-- start --

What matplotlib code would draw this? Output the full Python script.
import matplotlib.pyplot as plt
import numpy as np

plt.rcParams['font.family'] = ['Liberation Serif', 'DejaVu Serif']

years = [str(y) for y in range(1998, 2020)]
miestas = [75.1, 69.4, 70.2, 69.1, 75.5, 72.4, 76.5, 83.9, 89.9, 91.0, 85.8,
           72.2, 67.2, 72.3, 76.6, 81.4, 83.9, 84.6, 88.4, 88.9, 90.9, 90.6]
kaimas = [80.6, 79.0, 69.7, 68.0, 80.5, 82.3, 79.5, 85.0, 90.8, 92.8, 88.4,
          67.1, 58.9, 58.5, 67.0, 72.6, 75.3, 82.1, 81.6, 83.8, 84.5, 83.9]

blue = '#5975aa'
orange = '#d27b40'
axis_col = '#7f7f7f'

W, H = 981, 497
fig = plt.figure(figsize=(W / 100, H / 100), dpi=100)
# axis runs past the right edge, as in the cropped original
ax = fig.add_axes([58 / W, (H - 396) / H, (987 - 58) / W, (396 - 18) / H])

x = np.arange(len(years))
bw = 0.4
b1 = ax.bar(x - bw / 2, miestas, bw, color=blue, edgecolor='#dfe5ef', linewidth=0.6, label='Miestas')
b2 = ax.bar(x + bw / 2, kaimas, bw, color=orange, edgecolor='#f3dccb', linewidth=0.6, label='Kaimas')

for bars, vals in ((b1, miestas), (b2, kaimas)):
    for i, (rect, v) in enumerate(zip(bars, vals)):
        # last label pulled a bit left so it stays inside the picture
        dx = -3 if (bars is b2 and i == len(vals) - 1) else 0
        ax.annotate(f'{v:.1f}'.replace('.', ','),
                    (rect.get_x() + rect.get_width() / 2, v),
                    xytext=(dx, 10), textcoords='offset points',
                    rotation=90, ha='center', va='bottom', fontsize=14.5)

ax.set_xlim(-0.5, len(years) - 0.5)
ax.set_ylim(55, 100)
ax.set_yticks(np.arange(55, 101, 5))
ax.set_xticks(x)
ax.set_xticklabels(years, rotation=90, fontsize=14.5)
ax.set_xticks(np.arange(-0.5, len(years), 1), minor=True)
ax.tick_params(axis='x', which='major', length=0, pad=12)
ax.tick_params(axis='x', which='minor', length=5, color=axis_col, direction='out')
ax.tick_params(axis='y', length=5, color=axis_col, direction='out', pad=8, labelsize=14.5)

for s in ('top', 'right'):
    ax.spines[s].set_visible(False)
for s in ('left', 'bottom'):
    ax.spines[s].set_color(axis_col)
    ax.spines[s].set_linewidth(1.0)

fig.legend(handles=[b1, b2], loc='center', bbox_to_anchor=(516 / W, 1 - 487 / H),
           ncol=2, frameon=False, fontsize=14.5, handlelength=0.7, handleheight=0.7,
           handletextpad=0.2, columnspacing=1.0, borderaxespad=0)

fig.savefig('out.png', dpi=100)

-- end --
-- start --

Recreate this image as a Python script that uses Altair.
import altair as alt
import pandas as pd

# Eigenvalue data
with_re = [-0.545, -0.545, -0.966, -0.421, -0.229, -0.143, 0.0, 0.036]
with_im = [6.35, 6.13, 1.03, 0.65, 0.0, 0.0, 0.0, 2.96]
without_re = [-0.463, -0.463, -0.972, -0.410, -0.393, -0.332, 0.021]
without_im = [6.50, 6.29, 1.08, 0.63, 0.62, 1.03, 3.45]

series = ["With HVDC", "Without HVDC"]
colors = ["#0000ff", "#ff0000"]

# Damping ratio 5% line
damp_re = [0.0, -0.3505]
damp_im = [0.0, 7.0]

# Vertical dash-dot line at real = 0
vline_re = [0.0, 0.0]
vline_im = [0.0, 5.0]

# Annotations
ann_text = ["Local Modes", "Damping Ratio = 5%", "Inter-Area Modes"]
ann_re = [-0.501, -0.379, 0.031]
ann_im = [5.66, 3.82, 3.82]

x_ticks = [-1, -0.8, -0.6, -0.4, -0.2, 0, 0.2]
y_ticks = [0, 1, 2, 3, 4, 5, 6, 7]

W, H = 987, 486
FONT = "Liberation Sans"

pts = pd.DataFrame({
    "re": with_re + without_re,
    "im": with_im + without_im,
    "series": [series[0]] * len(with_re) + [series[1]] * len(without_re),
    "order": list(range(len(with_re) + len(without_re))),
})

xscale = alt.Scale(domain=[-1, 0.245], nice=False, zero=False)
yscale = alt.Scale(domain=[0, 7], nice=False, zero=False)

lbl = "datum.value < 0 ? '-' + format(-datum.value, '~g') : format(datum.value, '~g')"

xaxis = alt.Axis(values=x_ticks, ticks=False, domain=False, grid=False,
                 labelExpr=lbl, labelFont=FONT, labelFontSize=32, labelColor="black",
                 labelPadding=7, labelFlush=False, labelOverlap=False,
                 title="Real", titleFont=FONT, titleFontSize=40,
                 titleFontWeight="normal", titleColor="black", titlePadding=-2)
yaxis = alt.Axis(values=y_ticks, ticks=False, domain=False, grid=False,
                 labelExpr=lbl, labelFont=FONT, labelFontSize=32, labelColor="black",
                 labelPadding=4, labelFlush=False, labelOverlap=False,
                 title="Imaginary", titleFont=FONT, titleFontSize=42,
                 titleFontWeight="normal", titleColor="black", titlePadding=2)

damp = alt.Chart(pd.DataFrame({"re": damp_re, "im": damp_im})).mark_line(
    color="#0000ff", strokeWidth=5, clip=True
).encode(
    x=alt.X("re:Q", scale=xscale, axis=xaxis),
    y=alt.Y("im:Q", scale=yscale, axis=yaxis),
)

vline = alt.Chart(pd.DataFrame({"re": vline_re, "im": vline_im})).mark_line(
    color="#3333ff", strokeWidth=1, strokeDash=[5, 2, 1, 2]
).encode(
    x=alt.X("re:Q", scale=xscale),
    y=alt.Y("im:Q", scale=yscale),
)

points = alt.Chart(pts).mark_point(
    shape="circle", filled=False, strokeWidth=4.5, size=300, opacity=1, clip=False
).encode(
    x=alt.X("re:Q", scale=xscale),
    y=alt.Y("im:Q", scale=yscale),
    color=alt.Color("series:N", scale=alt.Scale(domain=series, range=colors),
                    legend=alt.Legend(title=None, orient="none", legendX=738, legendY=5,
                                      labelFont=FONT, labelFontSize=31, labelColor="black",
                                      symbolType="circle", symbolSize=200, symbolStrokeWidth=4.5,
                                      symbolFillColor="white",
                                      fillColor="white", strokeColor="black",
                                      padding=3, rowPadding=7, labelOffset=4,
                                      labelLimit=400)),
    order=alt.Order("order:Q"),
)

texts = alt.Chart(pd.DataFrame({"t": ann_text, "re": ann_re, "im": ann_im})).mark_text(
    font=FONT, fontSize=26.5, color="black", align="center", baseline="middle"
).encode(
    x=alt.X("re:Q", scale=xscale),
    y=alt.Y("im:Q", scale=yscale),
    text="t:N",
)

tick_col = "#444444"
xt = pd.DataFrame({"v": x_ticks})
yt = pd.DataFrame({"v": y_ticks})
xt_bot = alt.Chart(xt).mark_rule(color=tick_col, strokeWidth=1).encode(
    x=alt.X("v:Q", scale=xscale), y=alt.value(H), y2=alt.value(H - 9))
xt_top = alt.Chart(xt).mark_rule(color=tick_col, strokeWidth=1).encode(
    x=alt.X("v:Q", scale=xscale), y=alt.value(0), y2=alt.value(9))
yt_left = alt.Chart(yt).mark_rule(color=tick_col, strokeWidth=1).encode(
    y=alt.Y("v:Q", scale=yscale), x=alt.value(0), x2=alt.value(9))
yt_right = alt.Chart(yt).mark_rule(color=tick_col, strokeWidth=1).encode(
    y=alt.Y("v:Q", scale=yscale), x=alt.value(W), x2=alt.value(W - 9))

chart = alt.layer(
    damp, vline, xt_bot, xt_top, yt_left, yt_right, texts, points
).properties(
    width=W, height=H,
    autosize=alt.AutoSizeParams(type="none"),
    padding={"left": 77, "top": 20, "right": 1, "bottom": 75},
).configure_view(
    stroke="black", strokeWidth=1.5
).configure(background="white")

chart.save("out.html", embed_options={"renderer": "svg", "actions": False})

-- end --

● Stated exercise: Retype only what lies between the line bearing "Recreate this image" and the line bearing "vline_im = [0.0, 5.0]", keeping both of those lines.

● Exercise answer:
Recreate this image as a Python script that uses Altair.
import altair as alt
import pandas as pd

# Eigenvalue data
with_re = [-0.545, -0.545, -0.966, -0.421, -0.229, -0.143, 0.0, 0.036]
with_im = [6.35, 6.13, 1.03, 0.65, 0.0, 0.0, 0.0, 2.96]
without_re = [-0.463, -0.463, -0.972, -0.410, -0.393, -0.332, 0.021]
without_im = [6.50, 6.29, 1.08, 0.63, 0.62, 1.03, 3.45]

series = ["With HVDC", "Without HVDC"]
colors = ["#0000ff", "#ff0000"]

# Damping ratio 5% line
damp_re = [0.0, -0.3505]
damp_im = [0.0, 7.0]

# Vertical dash-dot line at real = 0
vline_re = [0.0, 0.0]
vline_im = [0.0, 5.0]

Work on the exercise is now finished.